Dr Michelle Bloor
Environmental Science Programme Manager
I am an environmental engineer involved in the investigation of aquatic ecotoxicology and pollution remediation. The International GAMTOX working group, which I am a member is currently developing a standardised suite of ecotoxiciology tests using Gammarus spp. Gammarus spp. contains more than 200 freshwater, brackish and marine species in the Northern hemisphere and they are important bioindicators for water quality assessment. In the UK Gammarus pulex (freshwater shrimp) are commonly found in clean freshwater systems and this species has been the focus of my research for the past ten years at the Universities of Portsmouth and Southampton.
Research funded by Cleanaway Waste Management Company - University of Southampton
A standard environmental assessment and pollution control methodology was developed to monitor and reduce the impact of leachate discharge on receiving waters. A landfill site in South Waleswas used as a case study for the investigation.

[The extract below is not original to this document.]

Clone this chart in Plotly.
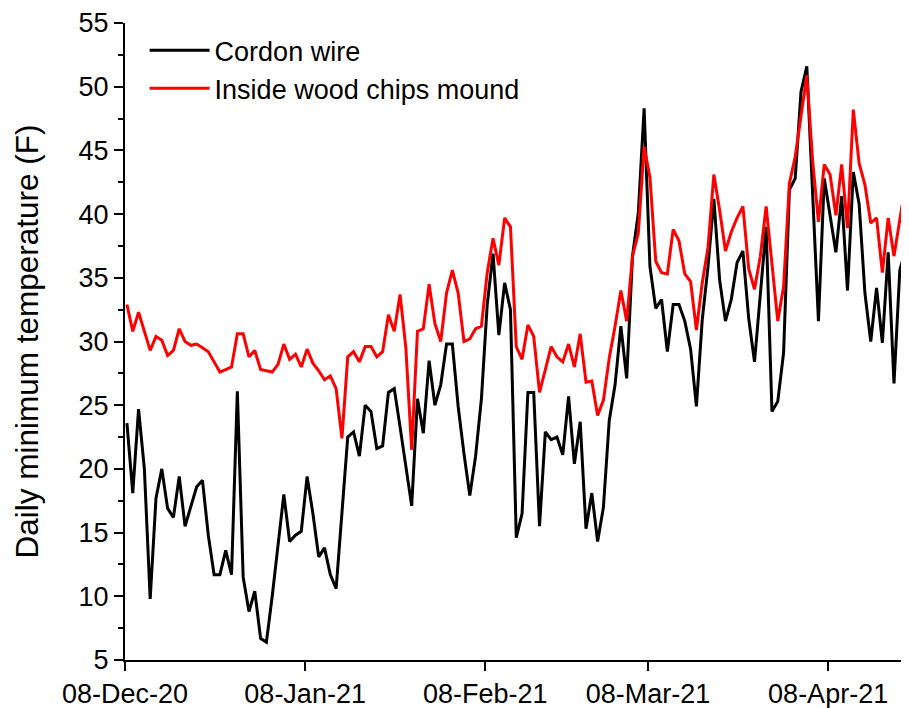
import pandas as pd
import plotly.graph_objects as go

start_date = "2020-12-08"

cordon_wire = [
    23.6, 18.1, 24.7, 20.0, 9.8, 17.7, 20.0, 16.9, 16.2, 19.4,
    15.5, 17.0, 18.6, 19.1, 14.8, 11.7, 11.7, 13.6, 11.7, 26.1,
    11.5, 8.8, 10.4, 6.7, 6.4, 10.0, 13.9, 18.0, 14.3, 14.8,
    15.1, 19.4, 16.5, 13.1, 13.8, 11.7, 10.6, 16.8, 22.5, 22.9,
    21.0, 25.0, 24.5, 21.6, 21.8, 26.0, 26.3, 23.3, 20.3, 17.1,
    25.5, 22.8, 28.5, 25.0, 26.6, 29.8, 29.8, 24.9, 21.2, 17.9,
    21.0, 25.5, 32.9, 36.9, 30.5, 34.6, 32.5, 14.6, 16.5, 26.0,
    26.0, 15.5, 22.9, 22.3, 22.5, 21.1, 25.7, 20.4, 23.7, 15.3,
    18.1, 14.3, 17.0, 23.8, 26.6, 31.2, 27.1, 36.7, 40.1, 48.3,
    35.9, 32.6, 33.3, 29.2, 32.9, 32.9, 31.6, 29.4, 24.9, 31.7,
    35.9, 41.2, 34.8, 31.6, 33.3, 36.2, 37.1, 31.8, 28.4, 34.0,
    39.0, 24.5, 25.3, 29.1, 41.9, 42.8, 49.6, 51.6, 41.4, 31.6,
    42.8, 39.9, 37.0, 41.4, 34.0, 43.3, 40.8, 33.8, 30.0, 34.2,
    29.9, 37.0, 26.7, 35.6, 37.2, 40.0,
]

wood_chips = [
    32.9, 30.8, 32.3, 30.8, 29.3, 30.4, 30.1, 28.9, 29.3, 31.0,
    30.0, 29.7, 29.8, 29.5, 29.2, 28.4, 27.6, 27.8, 28.0, 30.6,
    30.6, 28.8, 29.3, 27.8, 27.7, 27.6, 28.2, 29.8, 28.6, 29.0,
    28.0, 29.4, 28.3, 27.7, 27.0, 27.3, 26.3, 22.4, 28.8, 29.2,
    28.4, 29.6, 29.6, 28.8, 29.2, 32.1, 30.8, 33.7, 29.5, 21.5,
    30.8, 31.0, 34.5, 31.4, 30.0, 33.8, 35.6, 33.8, 30.0, 30.2,
    31.0, 31.2, 35.4, 38.1, 36.0, 39.7, 39.0, 29.6, 28.6, 31.3,
    30.4, 26.0, 27.8, 29.6, 28.8, 28.4, 29.8, 28.0, 30.6, 26.8,
    26.9, 24.2, 25.4, 28.7, 31.2, 34.0, 31.6, 36.7, 38.5, 45.3,
    42.9, 36.3, 35.4, 35.3, 38.8, 37.9, 35.3, 34.7, 30.9, 34.6,
    37.4, 43.1, 40.3, 37.1, 38.6, 39.7, 40.6, 35.7, 34.1, 36.7,
    40.6, 36.3, 31.6, 34.3, 42.4, 44.5, 47.6, 50.9, 44.2, 39.4,
    43.9, 43.1, 39.9, 43.9, 38.9, 48.2, 44.0, 42.3, 39.3, 39.7,
    35.4, 39.7, 36.7, 39.5, 42.4, 43.5,
]

dates = pd.date_range(start_date, periods=len(cordon_wire), freq="D") + pd.Timedelta(hours=8)

tick_dates = ["2020-12-08", "2021-01-08", "2021-02-08", "2021-03-08", "2021-04-08"]
tick_labels = ["08-Dec-20", "08-Jan-21", "08-Feb-21", "08-Mar-21", "08-Apr-21"]

series_names = ["Cordon wire", "Inside wood chips mound"]
series_colors = ["#000000", "#ff0000"]

fig = go.Figure()
for i, (name, vals, col) in enumerate(zip(series_names, [cordon_wire, wood_chips], series_colors)):
    fig.add_trace(go.Scatter(
        x=dates, y=vals, mode="lines", name=name,
        line=dict(color=col, width=3),
        legendgroup=f"g{i}",
    ))

font_family = "Liberation Sans, Arial, sans-serif"

# the page body adds an 8px offset, so the figure is sized to fill the 909x708 window
fig.update_layout(
    width=901, height=700,
    margin=dict(l=117, r=0, t=15, b=48),
    paper_bgcolor="white", plot_bgcolor="white",
    font=dict(family=font_family, color="black", size=27),
    showlegend=True,
    legend=dict(
        x=0.025, y=0.995, xanchor="left", yanchor="top",
        bgcolor="rgba(0,0,0,0)", borderwidth=0,
        font=dict(size=27, family=font_family, color="black"),
        tracegroupgap=0, itemwidth=60,
    ),
)

fig.update_xaxes(
    type="date", automargin=False,
    range=["2020-12-08", "2021-04-21 22:00"],
    tickvals=tick_dates, ticktext=tick_labels,
    showgrid=False, zeroline=False,
    showline=True, linecolor="black", linewidth=2,
    ticks="outside", ticklen=9, tickwidth=2, tickcolor="black",
    tickfont=dict(size=27, family=font_family, color="black"),
)

fig.update_yaxes(
    automargin=False,
    range=[5, 55],
    tick0=5, dtick=5,
    showgrid=False, zeroline=False,
    showline=True, linecolor="black", linewidth=2,
    ticks="outside", ticklen=9, tickwidth=2, tickcolor="black",
    tickfont=dict(size=27, family=font_family, color="black"),
    minor=dict(ticks="outside", ticklen=5, tickwidth=2, tickcolor="black", dtick=2.5, tick0=5, showgrid=False),
    title=dict(text="Daily minimum temperature (F)", font=dict(size=31.5, family=font_family, color="black"), standoff=31),
)

fig.write_html("out.html")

Research funded by the EU’s 6th Framework Programme - University of Southampton
My role within the CROPGEN project was to develop a standardised small-scale biochemical methane potential (BMP) test and determine the BMP values for an array of crops, in order to establish their energy potential.
Research funded by the Scottish Government – Marine Scotland Science (Fisheries Research Service)
I was involved with several projects in the areas of Fishery Science, Freshwater Biology and Hydrology. These studies included, identifying environmental bottlenecks for fish populations in heavily impacted agricultural catchments; the influence of invertebrate drift on fish productivity and growth and the impact of acidification and climate change on fish productivity and growth.
Research funded by the Start up Fund - University of Portsmouth
The term ‘invertebrate drift’ describes the downstream dispersal in the water column of benthic invertebrates that usually live on or amongst the substratum of streams and rivers. Interest in this phenomenon greatly increased when it was shown independently in several countries that downstream dispersal followed a diel rhythmic pattern with most taxa drifting downstream chiefly at night. This early work stimulated many investigations on the mechanisms responsible for invertebrate drift, the role of drift as a dispersal mechanism, and the importance of drift as food for fish, especially salmonids. There are now over 500 publications in this field and several excellent reviews.